Data Mining for Statisticians
An approach to data mining from a statistical point of view.
Data Mining for Statisticians Pt. I
This video begins with some definitions of data mining and machine learning. We take a look at some well known classical approaches. We then move on to running a conventional regression model on Boston housing data using MARS and examine the shortcomings of conventional regression.

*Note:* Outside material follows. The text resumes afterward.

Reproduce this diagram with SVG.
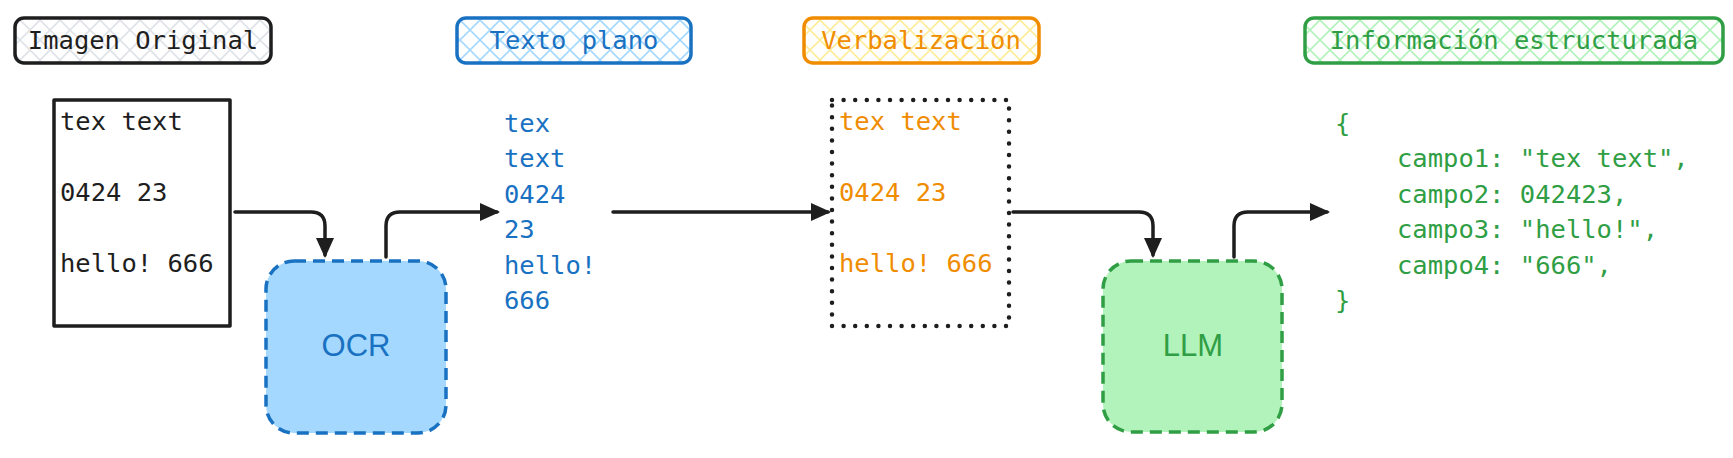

Data Mining for Statisticians Pt. II
This video is dedicated to MARS (Multivariate Adaptive Regression Splines). It starts with an overview of splines, specifically smoothing splines. We discuss the MARS built in automation for finding ‘knots’ and how MARS is able to accomplish this through the use of basis functions. We then move onto the three main stages of the MARS algorithm: forward stage, backwards stage, and the selection stage. This is followed up with a live run of MARS to compare with the results obtained from the previous video using linear regression
Data Mining for Statisticians Pt. III
This video introduces the concept of regression trees as recursive, piece-wise constant fits in order to identify an underlying response surface. It then walks through an example of a CART model setup using the Boston housing data and discusses the results. Finally, a summary of how this approach simplifies the underlying structure by constructing piece-wise constant models, by segmenting the underlying population into a set of mutually exclusive smaller segments, such that within each segment the overall prediction is a constant and as you go from segment to segment, the prediction changes by a fixed amount.
Data Mining for Statisticians Pt. IV
This video introduces the concept of tree ensembles. It starts with an overview of the ensemble modeling process and discusses the different methods for growing multiple trees, the bootstrap sampling procedure, and the RandomForests algorithm. The following video details how to work within RandomForests.
Data Mining for Statisticians Pt. V
This video focuses on RandomForests, which can be described as independently grown, large regression trees. It begins with RandomForest settings and the building of a model. We discuss the results and highlight the advantages and disadvantages of using multiple trees and the rationale for building multiple trees.
Data Mining for Statisticians Pt. VI
The last video in this series goes over stochastic gradient boosting, or TreeNet. It is also referred to as Multiple Additive Regression Trees. It begins with an introduction to the concept of loss functions, an integral part of the TreeNet methodology. We then go through an overview of the TreeNet algorithm without delving into too much detail. A TreeNet model is set up and run. We observe the results then run another model, pushing the performance and comparing the two models. We explore the variable dependence plots produced by TreeNet. We finish by noting the strengths of TreeNet and how utilizing data mining tools can give you an advantage over conventional modeling.